→ **EXERCISE REQUIREMENTS**
Copy the lines of the data below exactly, starting at the first and stopping after the line that contains "5, 6, 7, 8, 9]"; include no pictures.
- - - - - - -
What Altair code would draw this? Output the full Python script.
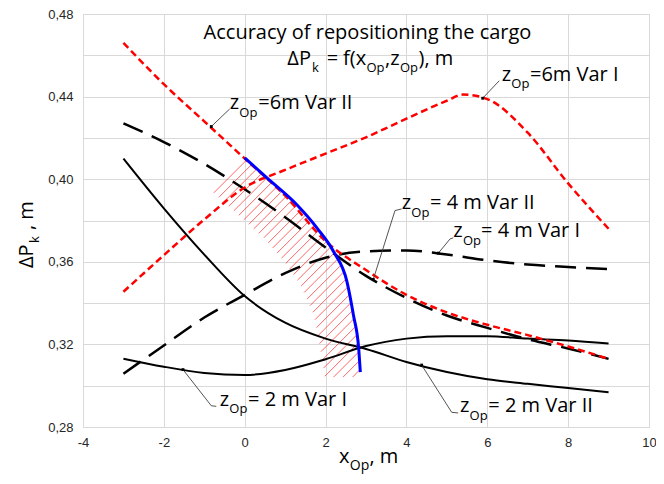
import altair as alt
import pandas as pd

# ---------------- data ----------------
X = [-3, -2, -1, 0, 1, 2, 3, 4, 5, 6, 7, 8, 9]

# z_Op = 6 m (red, short dashes)
z6_var2 = [0.466, 0.446, 0.428, 0.410, 0.392, 0.370, 0.356, 0.344, 0.3355, 0.3295, 0.3245, 0.319, 0.313]
z6_var1_x = [-3, -2, -1, 0, 1, 2, 3, 4, 5, 5.4, 6, 7, 8, 9]
z6_var1 = [0.3455, 0.3632, 0.3805, 0.396, 0.4045, 0.4124, 0.4203, 0.4293, 0.438, 0.441, 0.4388, 0.4225, 0.398, 0.376]

# z_Op = 4 m (black, long dashes)
z4_var2 = [0.427, 0.418, 0.4074, 0.3951, 0.3816, 0.3669, 0.3532, 0.3425, 0.334, 0.328, 0.3225, 0.318, 0.313]
z4_var1 = [0.3058, 0.3195, 0.333, 0.344, 0.3545, 0.362, 0.365, 0.3655, 0.3635, 0.3607, 0.3587, 0.3575, 0.3565]

# z_Op = 2 m (black, solid)
z2_var2 = [0.410, 0.3859, 0.3635, 0.3434, 0.3305, 0.3228, 0.3178, 0.3115, 0.3066, 0.3031, 0.3009, 0.2989, 0.2968]
z2_var1 = [0.3131, 0.3092, 0.3062, 0.3052, 0.3076, 0.3128, 0.3192, 0.3228, 0.324, 0.324, 0.3228, 0.3219, 0.3204]

# boundary (blue)
blue_x = [0.0, 0.55, 1.29, 1.79, 2.2, 2.53, 2.69, 2.82, 2.86]
blue_y = [0.4103, 0.4006, 0.3876, 0.3763, 0.3649, 0.3503, 0.3341, 0.3179, 0.3066]

# leader lines of the annotations: (series label, points in data units)
leaders = [
    ("6m Var II", [(-0.827, 0.4255), (-0.372, 0.434)]),
    ("6m Var I", [(5.886, 0.4392), (6.297, 0.4477)]),
    ("4m Var II", [(3.18, 0.3515), (3.717, 0.3848), (3.88, 0.3856)]),
    ("4m Var I", [(4.79, 0.3642), (5.08, 0.3711), (5.16, 0.3716)]),
    ("2m Var II", [(4.377, 0.3100), (5.12, 0.2871), (5.28, 0.2868)]),
    ("2m Var I", [(-1.527, 0.3078), (-0.827, 0.2903), (-0.703, 0.2900)]),
]

# ---------------- geometry ----------------
W, H = 566, 413
XMIN, XMAX, YMIN, YMAX = -4, 10, 0.28, 0.48
OX, OY = 83, 14  # page position of the plot origin


def to_px(x, y):
    return ((x - XMIN) / (XMAX - XMIN) * W, (YMAX - y) / (YMAX - YMIN) * H)


def to_data(px, py):
    return (XMIN + px / W * (XMAX - XMIN), YMAX - py / H * (YMAX - YMIN))


xs = alt.Scale(domain=[XMIN, XMAX], nice=False, zero=False)
ys = alt.Scale(domain=[YMIN, YMAX], nice=False, zero=False)

x_axis = alt.Axis(values=list(range(-4, 11, 2)), grid=True, gridColor="#d9d9d9", gridWidth=1,
                  domain=False, ticks=False, labelPadding=9, labelFont="Liberation Sans",
                  labelFontSize=13, labelColor="#262626", title=None, labelFlush=False,
                  labelExpr="datum.value < 0 ? '-' + abs(datum.value) : '' + datum.value")
y_axis = alt.Axis(values=[round(0.28 + 0.02 * i, 2) for i in range(11)], grid=True,
                  gridColor="#d9d9d9", gridWidth=1, domain=False, ticks=False, labelPadding=10,
                  labelFont="Liberation Sans", labelFontSize=13, labelColor="#262626", title=None,
                  labelExpr="abs(round(datum.value*100) % 4) == 0 ? replace(format(datum.value, '.2f'), '.', ',') : ''")


def long(xv, yv, name):
    return pd.DataFrame({"x": xv, "y": yv, "s": name})


red_df = pd.concat([long(X, z6_var2, "6II"), long(z6_var1_x, z6_var1, "6I")])
dash_df = pd.concat([long(X, z4_var2, "4II"), long(X, z4_var1, "4I")])
solid_df = pd.concat([long(X, z2_var2, "2II"), long(X, z2_var1, "2I")])
blue_df = pd.DataFrame({"x": blue_x, "y": blue_y, "o": list(range(len(blue_x)))})

# hatch lines (pattern derived from the blue boundary)
bpx = [to_px(a, b) for a, b in zip(blue_x, blue_y)]
cs = [p[0] + p[1] for p in bpx]
clip_py = bpx[-1][1] + 5
rows = []
c = cs[0] + 4
while c <= cs[-1]:
    for i in range(len(cs) - 1):
        if cs[i] <= c <= cs[i + 1]:
            t = (c - cs[i]) / (cs[i + 1] - cs[i])
            px = bpx[i][0] + t * (bpx[i + 1][0] - bpx[i][0])
            py = bpx[i][1] + t * (bpx[i + 1][1] - bpx[i][1])
            break
    L = 33
    if py + L > clip_py:
        L = max(clip_py - py, 0)
    x1, y1 = to_data(px, py)
    x2, y2 = to_data(px - L, py + L)
    rows.append({"x": x1, "y": y1, "x2": x2, "y2": y2})
    c += 9.5
hatch_df = pd.DataFrame(rows)

lead_rows = []
dot_rows = []
for name, pts in leaders:
    for k, (a, b) in enumerate(pts):
        lead_rows.append({"x": a, "y": b, "s": name, "o": k})
    dot_rows.append({"x": pts[0][0], "y": pts[0][1]})
lead_df = pd.DataFrame(lead_rows)
dot_df = pd.DataFrame(dot_rows)

base_enc = dict(x=alt.X("x:Q", scale=xs, axis=x_axis), y=alt.Y("y:Q", scale=ys, axis=y_axis))

hatch = alt.Chart(hatch_df).mark_rule(color="#ff4040", strokeWidth=0.8).encode(
    x=alt.X("x:Q", scale=xs, axis=x_axis), y=alt.Y("y:Q", scale=ys, axis=y_axis), x2="x2:Q", y2="y2:Q")

solid = alt.Chart(solid_df).mark_line(color="#000000", strokeWidth=2, interpolate="monotone").encode(
    detail="s:N", **base_enc)
dashed = alt.Chart(dash_df).mark_line(color="#000000", strokeWidth=2.5, strokeDash=[21, 10],
                                      interpolate="monotone").encode(detail="s:N", **base_enc)
red = alt.Chart(red_df).mark_line(color="#ff0000", strokeWidth=2.5, strokeDash=[7, 4],
                                  interpolate="monotone").encode(detail="s:N", **base_enc)
blue = alt.Chart(blue_df).mark_line(color="#0000ff", strokeWidth=3, interpolate="monotone").encode(
    order="o:Q", **base_enc)
lead = alt.Chart(lead_df).mark_line(color="#404040", strokeWidth=0.9).encode(
    detail="s:N", order="o:Q", **base_enc)
dots = alt.Chart(dot_df).mark_point(shape="square", filled=True, size=8, color="#000000", opacity=1).encode(**base_enc)

FONT = "Open Sans"
one = pd.DataFrame({"a": [0]})


def seg(text, px, py, size, angle=0):
    return alt.Chart(one).mark_text(text=text, font=FONT, fontSize=size, align="left",
                                    baseline="alphabetic", angle=angle, color="#000000").encode(
        x=alt.value(px - OX), y=alt.value(py - OY))


texts = []
# title
texts.append(alt.Chart(one).mark_text(text="Accuracy of repositioning the cargo", font=FONT, fontSize=20,
                                      align="center", baseline="alphabetic", color="#000000").encode(
    x=alt.value(367.5 - OX), y=alt.value(39 - OY)))
B, S = 65, 71.5
texts += [seg("ΔP", 287.3, B, 20), seg("k", 312, S, 13), seg("=", 326.7, B, 20), seg("f(x", 343, B, 20),
          seg("Op", 366.5, S, 13), seg(",z", 385, B, 20), seg("Op", 400, S, 13), seg("), m", 418.5, B, 20)]

# curve annotations: (z x, Op x, rest x, baseline, rest text)
ann = [
    (229.7, 239.3, 258.3, 109.0, "=6m Var II"),
    (501.7, 511.3, 530.0, 80.7, "=6m Var I"),
    (401.7, 411.3, 430.0, 209.0, "= 4 m Var II"),
    (453.3, 462.9, 481.0, 237.3, "= 4 m Var I"),
    (460.0, 469.6, 488.3, 412.3, "= 2 m Var II"),
    (219.7, 229.3, 248.0, 405.7, "= 2 m Var I"),
]
for zx, ox, rx, bl, rest in ann:
    texts += [seg("z", zx, bl, 20), seg("Op", ox, bl + 7.5, 13), seg(rest, rx, bl, 20)]

# axis titles
texts += [seg("x", 339, 463, 20), seg("Op", 349.8, 469.5, 14), seg(", m", 369.5, 463, 20)]
texts += [seg("ΔP", 33, 268, 20, 270), seg("k", 38.5, 243, 13, 270), seg(", m", 33, 230, 20, 270)]

chart = alt.layer(hatch, solid, dashed, red, blue, lead, dots, *texts).properties(
    width=W, height=H, autosize=alt.AutoSizeParams(type="none"),
    padding={"left": 75, "top": 6, "right": 7, "bottom": 48},
).configure_view(stroke="#595959", strokeWidth=1.3).configure(background="white")

chart.save("out.html", embed_options={"renderer": "svg", "actions": False})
- - - - - - -
→ **SOLUTION TO THIS TASK**
What Altair code would draw this? Output the full Python script.
import altair as alt
import pandas as pd

# ---------------- data ----------------
X = [-3, -2, -1, 0, 1, 2, 3, 4, 5, 6, 7, 8, 9]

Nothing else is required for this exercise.